TASK GOAL: Wherever a line below holds the word "this", copy that line.

DATA EXTRACT:

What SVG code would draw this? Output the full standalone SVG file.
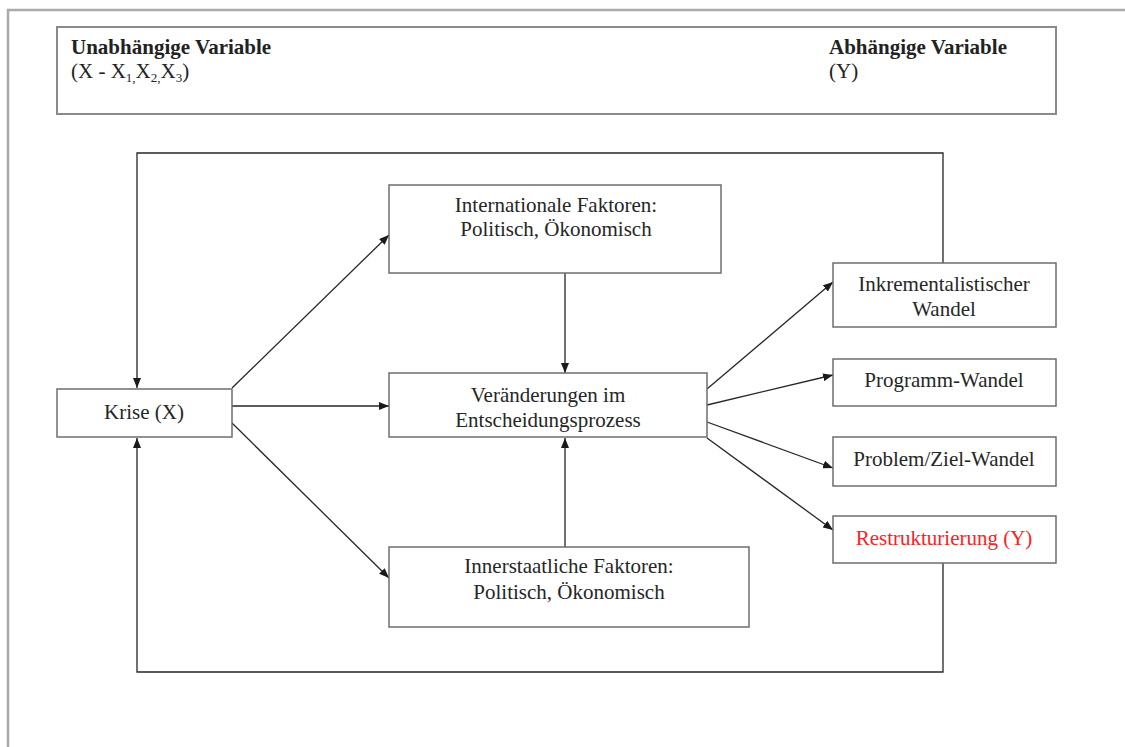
<svg xmlns="http://www.w3.org/2000/svg" width="1125" height="747" viewBox="0 0 1125 747">
<style>
.box{fill:#fff;stroke:#6e6e6e;stroke-width:1.5}
.t{font-family:"Liberation Serif","Times New Roman",serif;font-size:21px;fill:#262626;text-anchor:middle}
.h{font-family:"Liberation Serif","Times New Roman",serif;font-size:21px;fill:#222}
.hb{font-weight:bold}
.ln{fill:none;stroke:#262626;stroke-width:1.3}
</style>
<defs>
<marker id="ah" viewBox="0 0 10 8" refX="10" refY="4" markerWidth="10" markerHeight="8" markerUnits="userSpaceOnUse" orient="auto">
<path d="M0,0 L10,4 L0,8 Z" fill="#1a1a1a"/>
</marker>
</defs>
<rect width="1125" height="747" fill="#fff"/>
<g id="frame">
<path d="M8,747 V10 H1125" fill="none" stroke="#aaaaaa" stroke-width="2.5"/>
</g>
<g id="header">
<rect x="57" y="27" width="999" height="87" fill="#fff" stroke="#8a8a8a" stroke-width="2"/>
<text class="h hb" x="71" y="54">Unabhängige Variable</text>
<text class="h" x="71" y="78" fill="#444">(X - X<tspan font-size="13" dy="4">1,</tspan><tspan dy="-4">X</tspan><tspan font-size="13" dy="4">2,</tspan><tspan dy="-4">X</tspan><tspan font-size="13" dy="4">3</tspan><tspan dy="-4">)</tspan></text>
<text class="h hb" x="829" y="54">Abhängige Variable</text>
<text class="h" x="829" y="78" fill="#444">(Y)</text>
</g>
<g id="connectors">
<path class="ln" d="M943,263 V153 H137 V388" marker-end="url(#ah)"/>
<path class="ln" d="M943,563 V672 H137 V438" marker-end="url(#ah)"/>
<path class="ln" d="M232,388 L389,235" marker-end="url(#ah)"/>
<path class="ln" d="M232,406 L389,406" marker-end="url(#ah)"/>
<path class="ln" d="M232,423 L389,578" marker-end="url(#ah)"/>
<path class="ln" d="M565,273 V373" marker-end="url(#ah)"/>
<path class="ln" d="M565,547 V438" marker-end="url(#ah)"/>
<path class="ln" d="M707,389 L833,282" marker-end="url(#ah)"/>
<path class="ln" d="M707,405 L833,375" marker-end="url(#ah)"/>
<path class="ln" d="M707,422 L833,468" marker-end="url(#ah)"/>
<path class="ln" d="M707,438 L833,530" marker-end="url(#ah)"/>
</g>
<g id="krise">
<rect class="box" x="57" y="389" width="175" height="48"/>
<text class="t" x="144" y="419">Krise (X)</text>
</g>
<g id="international">
<rect class="box" x="389" y="185" width="332" height="88"/>
<text class="t" x="556" y="212">Internationale Faktoren:</text>
<text class="t" x="556" y="236">Politisch, Ökonomisch</text>
</g>
<g id="veraenderungen">
<rect class="box" x="389" y="373" width="318" height="64"/>
<text class="t" x="548" y="402">Veränderungen im</text>
<text class="t" x="548" y="427">Entscheidungsprozess</text>
</g>
<g id="innerstaatlich">
<rect class="box" x="389" y="547" width="360" height="80"/>
<text class="t" x="569" y="573">Innerstaatliche Faktoren:</text>
<text class="t" x="569" y="599">Politisch, Ökonomisch</text>
</g>
<g id="inkrementalistisch">
<rect class="box" x="833" y="263" width="223" height="64"/>
<text class="t" x="944" y="291">Inkrementalistischer</text>
<text class="t" x="944" y="316">Wandel</text>
</g>
<g id="programm">
<rect class="box" x="833" y="359" width="223" height="47"/>
<text class="t" x="944" y="387">Programm-Wandel</text>
</g>
<g id="problem">
<rect class="box" x="833" y="437" width="223" height="49"/>
<text class="t" x="944" y="466">Problem/Ziel-Wandel</text>
</g>
<g id="restrukturierung">
<rect class="box" x="833" y="516" width="223" height="47"/>
<text class="t" x="944" y="545" style="fill:#ff2020">Restrukturierung (Y)</text>
</g>
</svg>
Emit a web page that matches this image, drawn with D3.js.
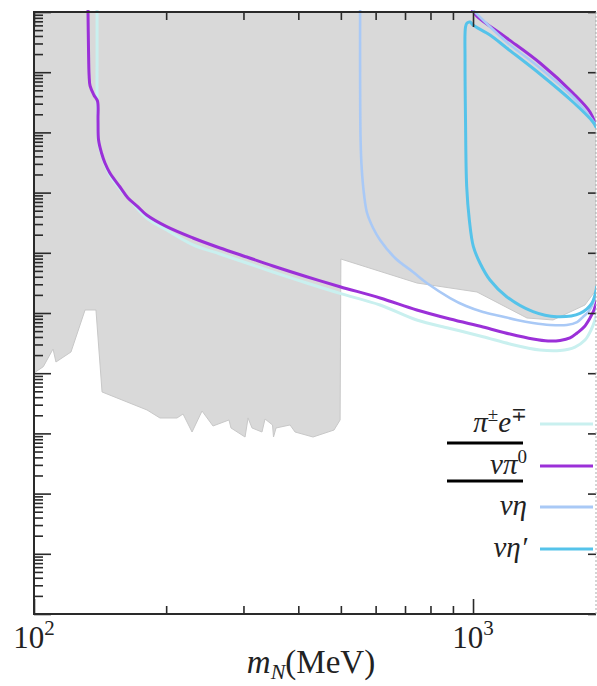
<!DOCTYPE html>
<html>
<head>
<meta charset="utf-8">
<script src="https://cdn.jsdelivr.net/npm/d3@7"></script>
<style>
  html, body { margin: 0; padding: 0; background: #fff; }
  svg { display: block; }
  text { font-family: "Liberation Serif", "DejaVu Serif", serif; fill: #222; }
</style>
</head>
<body>
<svg id="chart" width="597" height="686"></svg>
<script>
// Heavy neutral lepton: decay-channel contours over the excluded (grey) region.
// Masses in MeV, couplings given as log10 |U|^2.

const xTickLabels = ["10", "10"];
const xTickExps = ["2", "3"];
const xMajor = [100, 1000];

// Excluded region (grey)
const excl_mass = [100,1906,1906,1799,1521,1327,1021,745.5,500,498,482.4,432.1,393.2,383.0,355.9,351.2,349.4,335.9,330.6,313.8,307.3,302.5,281.0,278.1,255.7,241.4,229.1,218.5,211.7,193.6,180.9,142.9,138.4,130.7,121.4,112.2,110.5,105.0,100];
const excl_logU2 = [0,0,-4.618,-4.867,-5.116,-5.083,-4.651,-4.502,-4.103,-6.777,-6.944,-7.060,-6.977,-6.860,-6.910,-7.060,-6.860,-6.761,-6.977,-6.910,-6.744,-7.060,-6.910,-6.777,-6.877,-6.628,-6.977,-6.678,-6.744,-6.744,-6.611,-6.312,-4.950,-4.950,-5.648,-5.814,-5.598,-5.892,-5.997];

// pi+- e-+
const piE_mass = [139.2,139.2,139.2,139.9,140.3,142.6,148.9,157.0,165.4,180.6,200.6,230.3,265.3,305.2,350.3,418.0,497.7,614.1,744.5,886.6,1054,1214,1421,1579,1707,1799,1857,1896,1916];
const piE_logU2 = [0.1,-0.797,-1.429,-1.794,-2.159,-2.375,-2.708,-2.940,-3.123,-3.422,-3.621,-3.870,-4.020,-4.169,-4.319,-4.502,-4.674,-4.867,-5.116,-5.257,-5.394,-5.515,-5.615,-5.623,-5.565,-5.449,-5.282,-5.116,-4.950];

// nu pi0 (lower and upper branches)
const nuPi0Low_mass = [132.7,133.1,133.5,134.2,136.9,139.5,139.9,140.3,142.5,145.1,148.9,157.0,163.7,171.7,180.6,200.6,230.3,265.3,305.2,350.3,418.0,497.7,614.1,744.5,886.6,1054,1214,1370,1482,1579,1663,1726,1790,1847,1886,1916];
const nuPi0Low_logU2 = [0.1,-0.631,-1.047,-1.229,-1.379,-1.478,-1.794,-2.126,-2.342,-2.508,-2.674,-2.907,-3.090,-3.223,-3.372,-3.566,-3.754,-3.920,-4.070,-4.219,-4.397,-4.563,-4.751,-4.950,-5.100,-5.233,-5.349,-5.432,-5.465,-5.457,-5.415,-5.332,-5.233,-5.083,-4.950,-4.784];
const nuPi0High_mass = [998,1019,1193,1421,1689,1847,1906];
const nuPi0High_logU2 = [0.03,-0.066,-0.432,-0.847,-1.346,-1.661,-1.894];

// nu eta (lower and upper branches)
const nuEtaLow_mass = [553.1,553.1,554.5,557.5,564.8,573.7,592.1,614.1,664.3,730.1,784.6,886.6,964.0,1054,1152,1258,1370,1498,1635,1726,1780,1838,1876,1906];
const nuEtaLow_logU2 = [0.1,-1.130,-2.126,-2.575,-3.040,-3.339,-3.588,-3.787,-4.086,-4.319,-4.502,-4.751,-4.884,-4.983,-5.050,-5.116,-5.166,-5.199,-5.199,-5.150,-5.066,-4.967,-4.834,-4.651];
const nuEtaHigh_mass = [1003,1193,1421,1689,1906];
const nuEtaHigh_logU2 = [0.02,-0.498,-0.930,-1.412,-1.877];

// nu eta' (closed contour)
const nuEtaP_mass = [1906,1876,1689,1421,1193,1093,1000,984.4,969.0,961.4,959.0,961.4,967.4,980.9,1002,1037,1093,1193,1370,1551,1753,1864,1913];
const nuEtaP_logU2 = [-1.910,-1.827,-1.495,-1.030,-0.598,-0.382,-0.216,-0.166,-0.183,-0.249,-0.797,-1.794,-2.902,-3.455,-3.899,-4.169,-4.452,-4.729,-4.978,-5.061,-5.005,-4.839,-4.563];

const seriesNames = ["π±e∓", "νπ0", "νη", "νη′"];
const seriesColors = ["#c9f0ef", "#9b30d8", "#a9c9f6", "#55c3ea"];

const margin = { left: 34, top: 12, right: 1, bottom: 72 };
const W = 597, H = 686;
const innerW = W - margin.left - margin.right;
const innerH = H - margin.top - margin.bottom;

const svg = d3.select("#chart");
const x = d3.scaleLog().domain([100, 1906]).range([margin.left, margin.left + innerW]);
const y = d3.scaleLog().domain([1e-10, 1]).range([margin.top + innerH, margin.top]);

const pts = (m, l) => m.map((v, i) => [v, Math.pow(10, l[i])]);

svg.append("clipPath").attr("id", "plot-clip")
  .append("rect").attr("x", margin.left).attr("y", margin.top - 2)
  .attr("width", innerW).attr("height", innerH + 2);

const plot = svg.append("g").attr("clip-path", "url(#plot-clip)");

// excluded region
const area = d3.line().x(d => x(d[0])).y(d => y(d[1]));
plot.append("path")
  .attr("d", area(pts(excl_mass, excl_logU2)) + "Z")
  .attr("fill", "#d9d9d9").attr("stroke", "#c8c8c8").attr("stroke-width", 1);

const curve = d3.line().x(d => x(d[0])).y(d => y(d[1])).curve(d3.curveCatmullRom.alpha(0.5));

function drawLine(m, l, color, w) {
  plot.append("path").attr("d", curve(pts(m, l)))
    .attr("fill", "none").attr("stroke", color).attr("stroke-width", w)
    .attr("stroke-linejoin", "round").attr("stroke-linecap", "round");
}
drawLine(piE_mass, piE_logU2, seriesColors[0], 3);
drawLine(nuPi0Low_mass, nuPi0Low_logU2, seriesColors[1], 3);
drawLine(nuPi0High_mass, nuPi0High_logU2, seriesColors[1], 3);
drawLine(nuEtaLow_mass, nuEtaLow_logU2, seriesColors[2], 2.6);
drawLine(nuEtaHigh_mass, nuEtaHigh_logU2, seriesColors[2], 2.6);
drawLine(nuEtaP_mass, nuEtaP_logU2, seriesColors[3], 3);

// ticks
const yMajor = d3.range(-10, 1).map(e => Math.pow(10, e));
const yMinor = [];
for (let e = -10; e < 0; e++) for (let k = 2; k <= 9; k++) yMinor.push(k * Math.pow(10, e));
const xMinor = [200, 300, 400, 500, 600, 700, 800, 900];

function tickGroup(axis, tx, ty) {
  const g = svg.append("g").attr("transform", `translate(${tx},${ty})`).call(axis);
  g.select(".domain").remove();
  g.selectAll("line").attr("stroke", "#2a2a2a").attr("stroke-width", 1.6);
  g.selectAll("text").remove();
  return g;
}
const frameL = margin.left, frameR = margin.left + innerW;
const frameT = margin.top, frameB = margin.top + innerH;

tickGroup(d3.axisRight(y).tickValues(yMinor).tickSize(9), frameL, 0);
tickGroup(d3.axisRight(y).tickValues(yMajor).tickSize(17), frameL, 0);
tickGroup(d3.axisLeft(y).tickValues(yMajor).tickSize(8), frameR, 0);
tickGroup(d3.axisTop(x).tickValues(xMinor).tickSize(8), 0, frameB);
tickGroup(d3.axisTop(x).tickValues(xMajor).tickSize(15), 0, frameB);
tickGroup(d3.axisBottom(x).tickValues(xMinor).tickSize(8), 0, frameT);
tickGroup(d3.axisBottom(x).tickValues(xMajor).tickSize(15), 0, frameT);

// frame
svg.append("path").attr("d", `M${frameR},${frameT}H${frameL}V${frameB}H${frameR}`)
  .attr("fill", "none").attr("stroke", "#2a2a2a").attr("stroke-width", 2);
svg.append("line").attr("x1", frameR).attr("x2", frameR).attr("y1", frameT).attr("y2", frameB)
  .attr("stroke", "#aaa").attr("stroke-width", 1).attr("stroke-dasharray", "2,2");

// x tick labels
xMajor.forEach((v, i) => {
  const t = svg.append("text").attr("x", x(v)).attr("y", 648)
    .attr("text-anchor", "middle").attr("font-size", 31);
  t.append("tspan").text(xTickLabels[i]);
  t.append("tspan").attr("font-size", 21).attr("dy", -13).text(xTickExps[i]);
});

// x axis title
const xl = svg.append("text").attr("x", 311).attr("y", 673).attr("text-anchor", "middle").attr("font-size", 33);
xl.append("tspan").attr("font-style", "italic").text("m");
xl.append("tspan").attr("font-style", "italic").attr("font-size", 22).attr("dy", 6).text("N");
xl.append("tspan").attr("dy", -6).text("(MeV)");

// legend
const legY = [424, 466, 507, 549];
const legendText = [
  [["π", 0, false], ["±", -11, true], ["e", 11, false], ["∓", -11, true]],
  [["ν", 0, false], ["π", 0, false], ["0", -11, true]],
  [["ν", 0, false], ["η", 0, false]],
  [["ν", 0, false], ["η", 0, false], ["′", 0, false]]
];
seriesNames.forEach((name, i) => {
  const t = svg.append("text").attr("x", 527).attr("y", legY[i] + 8)
    .attr("text-anchor", "end").attr("font-size", 29).attr("font-style", "italic");
  legendText[i].forEach(([s, dy, sup]) => {
    const ts = t.append("tspan").text(s);
    if (dy) ts.attr("dy", dy);
    if (sup) ts.attr("font-size", 19).attr("font-style", "normal");
  });
  svg.append("line").attr("x1", 540).attr("x2", 593).attr("y1", legY[i]).attr("y2", legY[i])
    .attr("stroke", seriesColors[i]).attr("stroke-width", 3);
});
[443, 481].forEach(yy => {
  svg.append("line").attr("x1", 447).attr("x2", 523).attr("y1", yy).attr("y2", yy)
    .attr("stroke", "#000").attr("stroke-width", 3.2);
});
</script>
</body>
</html>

RESPONSE:
What SVG code would draw this? Output the full standalone SVG file.
Emit a web page that matches this image, drawn with D3.js.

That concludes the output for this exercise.